-- start of LISTED RECORDS --

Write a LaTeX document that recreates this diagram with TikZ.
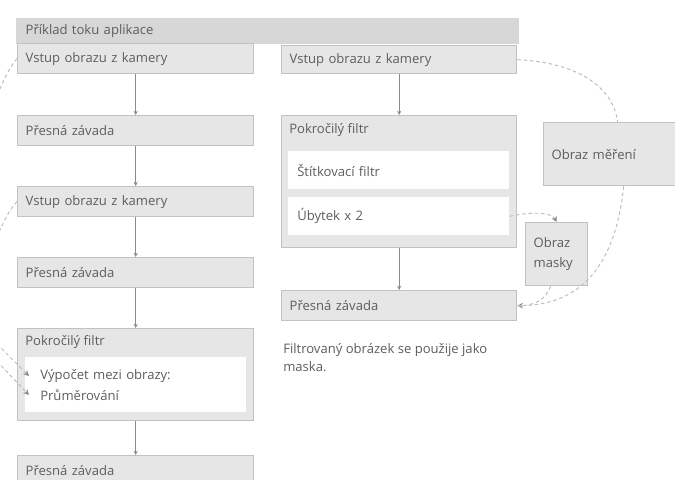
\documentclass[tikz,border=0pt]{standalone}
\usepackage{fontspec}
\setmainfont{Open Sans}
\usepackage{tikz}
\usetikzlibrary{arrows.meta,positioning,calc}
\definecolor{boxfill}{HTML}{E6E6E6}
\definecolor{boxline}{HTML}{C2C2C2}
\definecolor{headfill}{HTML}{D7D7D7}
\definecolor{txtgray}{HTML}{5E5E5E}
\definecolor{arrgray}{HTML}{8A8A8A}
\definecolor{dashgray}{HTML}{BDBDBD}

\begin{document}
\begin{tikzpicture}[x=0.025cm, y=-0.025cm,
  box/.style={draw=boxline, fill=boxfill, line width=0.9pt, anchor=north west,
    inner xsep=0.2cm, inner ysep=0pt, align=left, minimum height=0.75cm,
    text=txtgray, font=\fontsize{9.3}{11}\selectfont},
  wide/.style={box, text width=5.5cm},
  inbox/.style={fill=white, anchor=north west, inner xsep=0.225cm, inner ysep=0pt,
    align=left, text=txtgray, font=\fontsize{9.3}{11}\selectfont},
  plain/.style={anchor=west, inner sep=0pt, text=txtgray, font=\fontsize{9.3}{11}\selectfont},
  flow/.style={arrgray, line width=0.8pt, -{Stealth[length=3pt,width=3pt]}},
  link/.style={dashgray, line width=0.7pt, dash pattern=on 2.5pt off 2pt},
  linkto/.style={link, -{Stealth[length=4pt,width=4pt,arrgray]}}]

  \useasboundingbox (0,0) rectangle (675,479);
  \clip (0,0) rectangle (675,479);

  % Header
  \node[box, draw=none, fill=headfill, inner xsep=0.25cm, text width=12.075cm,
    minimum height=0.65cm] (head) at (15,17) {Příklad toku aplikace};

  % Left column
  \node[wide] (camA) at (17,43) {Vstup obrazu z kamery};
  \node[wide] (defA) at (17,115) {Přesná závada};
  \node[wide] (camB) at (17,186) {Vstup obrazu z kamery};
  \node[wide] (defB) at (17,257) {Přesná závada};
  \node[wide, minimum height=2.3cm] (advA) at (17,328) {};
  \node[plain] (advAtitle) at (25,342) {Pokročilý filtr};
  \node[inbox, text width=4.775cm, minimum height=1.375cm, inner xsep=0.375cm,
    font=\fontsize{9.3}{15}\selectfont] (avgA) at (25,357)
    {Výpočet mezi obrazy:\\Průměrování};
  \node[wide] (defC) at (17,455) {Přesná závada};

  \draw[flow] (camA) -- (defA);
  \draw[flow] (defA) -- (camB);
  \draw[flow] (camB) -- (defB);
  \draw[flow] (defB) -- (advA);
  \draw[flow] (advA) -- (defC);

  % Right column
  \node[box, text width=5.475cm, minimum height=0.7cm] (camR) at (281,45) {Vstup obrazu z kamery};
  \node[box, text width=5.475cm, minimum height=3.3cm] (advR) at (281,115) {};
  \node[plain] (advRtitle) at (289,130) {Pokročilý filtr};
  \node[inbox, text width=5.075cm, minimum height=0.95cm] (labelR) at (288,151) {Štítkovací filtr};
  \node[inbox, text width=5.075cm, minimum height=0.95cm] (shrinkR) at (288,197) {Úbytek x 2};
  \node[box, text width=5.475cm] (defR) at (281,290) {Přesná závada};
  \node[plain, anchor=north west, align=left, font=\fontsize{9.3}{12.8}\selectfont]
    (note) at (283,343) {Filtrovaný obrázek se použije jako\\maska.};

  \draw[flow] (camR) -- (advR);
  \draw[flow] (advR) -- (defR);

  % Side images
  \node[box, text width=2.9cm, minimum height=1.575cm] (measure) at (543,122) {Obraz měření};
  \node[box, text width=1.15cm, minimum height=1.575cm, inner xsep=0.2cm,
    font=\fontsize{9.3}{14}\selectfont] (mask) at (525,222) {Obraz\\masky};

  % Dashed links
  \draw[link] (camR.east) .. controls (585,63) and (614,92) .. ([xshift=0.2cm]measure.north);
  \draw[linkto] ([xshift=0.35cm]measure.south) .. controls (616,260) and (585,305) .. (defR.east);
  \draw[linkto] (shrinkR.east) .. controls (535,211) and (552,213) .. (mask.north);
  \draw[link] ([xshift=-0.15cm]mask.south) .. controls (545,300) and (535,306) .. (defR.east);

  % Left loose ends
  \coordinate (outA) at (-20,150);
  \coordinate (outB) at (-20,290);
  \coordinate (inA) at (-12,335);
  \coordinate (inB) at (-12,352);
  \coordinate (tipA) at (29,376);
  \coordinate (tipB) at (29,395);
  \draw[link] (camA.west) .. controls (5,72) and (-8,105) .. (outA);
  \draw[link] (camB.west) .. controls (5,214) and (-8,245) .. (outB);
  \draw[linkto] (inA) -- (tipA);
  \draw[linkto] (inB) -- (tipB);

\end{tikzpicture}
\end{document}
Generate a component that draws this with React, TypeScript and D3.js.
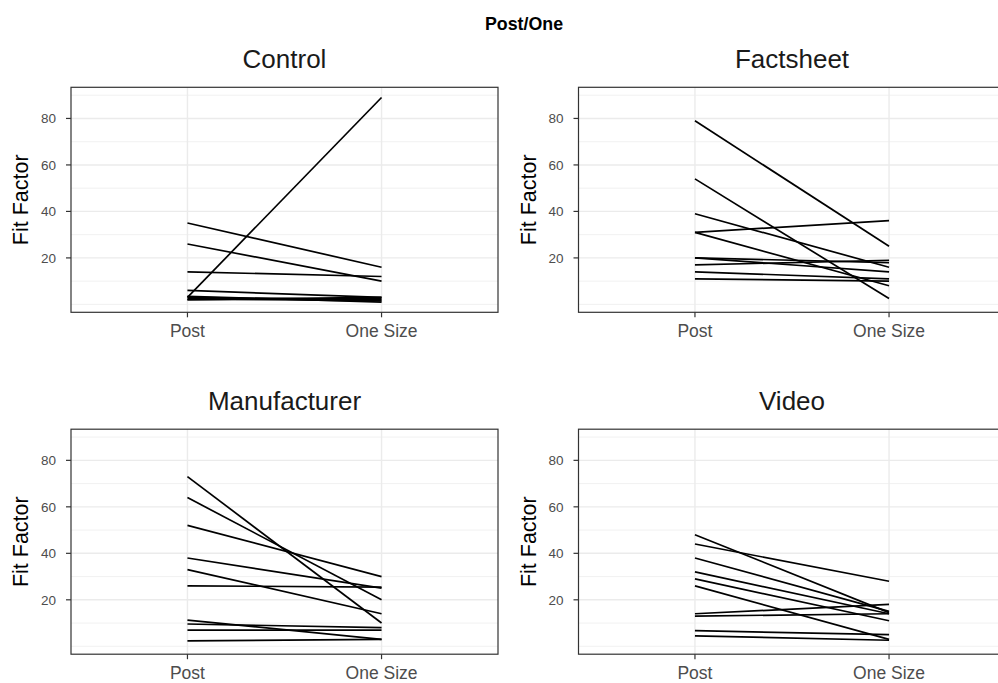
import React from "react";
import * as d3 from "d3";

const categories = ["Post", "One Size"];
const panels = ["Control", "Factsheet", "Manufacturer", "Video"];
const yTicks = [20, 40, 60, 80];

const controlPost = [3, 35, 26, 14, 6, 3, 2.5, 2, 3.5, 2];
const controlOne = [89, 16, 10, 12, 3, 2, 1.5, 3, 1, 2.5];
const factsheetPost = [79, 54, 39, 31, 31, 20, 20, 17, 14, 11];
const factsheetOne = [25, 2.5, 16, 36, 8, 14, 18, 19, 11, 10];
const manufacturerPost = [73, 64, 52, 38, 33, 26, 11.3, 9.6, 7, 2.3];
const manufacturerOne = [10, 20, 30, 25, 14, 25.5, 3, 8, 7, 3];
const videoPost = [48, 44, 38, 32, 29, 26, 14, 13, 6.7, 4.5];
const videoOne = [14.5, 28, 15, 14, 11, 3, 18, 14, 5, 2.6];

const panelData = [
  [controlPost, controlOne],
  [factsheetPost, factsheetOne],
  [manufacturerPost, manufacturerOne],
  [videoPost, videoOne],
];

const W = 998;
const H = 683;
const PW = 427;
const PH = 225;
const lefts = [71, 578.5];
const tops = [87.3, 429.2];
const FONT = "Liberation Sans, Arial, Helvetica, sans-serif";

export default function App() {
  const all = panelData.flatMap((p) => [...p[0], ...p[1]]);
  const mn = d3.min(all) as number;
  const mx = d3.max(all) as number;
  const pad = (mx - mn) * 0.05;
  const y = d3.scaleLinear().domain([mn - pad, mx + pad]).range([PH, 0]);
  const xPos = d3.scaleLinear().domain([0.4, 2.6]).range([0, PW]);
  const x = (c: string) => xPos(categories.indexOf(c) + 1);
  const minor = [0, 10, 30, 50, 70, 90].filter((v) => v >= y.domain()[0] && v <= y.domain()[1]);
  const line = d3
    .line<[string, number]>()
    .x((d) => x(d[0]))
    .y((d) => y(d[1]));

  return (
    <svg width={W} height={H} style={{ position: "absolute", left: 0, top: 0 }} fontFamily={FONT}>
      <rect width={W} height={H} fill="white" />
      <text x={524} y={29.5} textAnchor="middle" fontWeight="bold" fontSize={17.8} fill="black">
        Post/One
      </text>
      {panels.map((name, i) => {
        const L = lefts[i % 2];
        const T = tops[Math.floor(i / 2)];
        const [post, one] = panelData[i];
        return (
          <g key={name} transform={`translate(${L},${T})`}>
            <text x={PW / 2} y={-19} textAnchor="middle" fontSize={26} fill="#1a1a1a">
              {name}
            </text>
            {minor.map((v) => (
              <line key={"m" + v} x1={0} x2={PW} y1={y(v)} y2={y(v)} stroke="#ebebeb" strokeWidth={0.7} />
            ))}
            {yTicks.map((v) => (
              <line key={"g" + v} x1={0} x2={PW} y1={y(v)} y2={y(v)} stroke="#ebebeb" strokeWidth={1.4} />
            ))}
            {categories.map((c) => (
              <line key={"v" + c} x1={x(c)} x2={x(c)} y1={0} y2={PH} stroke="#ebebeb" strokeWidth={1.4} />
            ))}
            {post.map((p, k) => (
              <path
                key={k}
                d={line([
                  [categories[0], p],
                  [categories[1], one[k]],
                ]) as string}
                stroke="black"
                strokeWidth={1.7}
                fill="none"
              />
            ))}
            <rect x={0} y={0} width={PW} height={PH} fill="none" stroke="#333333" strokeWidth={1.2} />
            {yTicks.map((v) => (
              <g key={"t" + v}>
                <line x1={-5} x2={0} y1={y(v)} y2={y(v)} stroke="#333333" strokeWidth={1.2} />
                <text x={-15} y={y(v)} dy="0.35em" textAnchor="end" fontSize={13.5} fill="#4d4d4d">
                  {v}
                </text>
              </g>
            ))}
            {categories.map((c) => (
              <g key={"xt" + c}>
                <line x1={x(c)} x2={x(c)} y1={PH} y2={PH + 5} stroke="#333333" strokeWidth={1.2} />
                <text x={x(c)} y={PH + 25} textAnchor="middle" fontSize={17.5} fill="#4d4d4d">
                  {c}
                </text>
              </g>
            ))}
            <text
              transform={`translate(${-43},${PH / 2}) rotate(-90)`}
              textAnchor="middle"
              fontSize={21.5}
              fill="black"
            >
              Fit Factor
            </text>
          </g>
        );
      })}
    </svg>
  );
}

-- end of LISTED RECORDS --

:: JOB ::
Report the number of lines holding the string "this", without any other words.

:: FINISHED ANSWER ::
2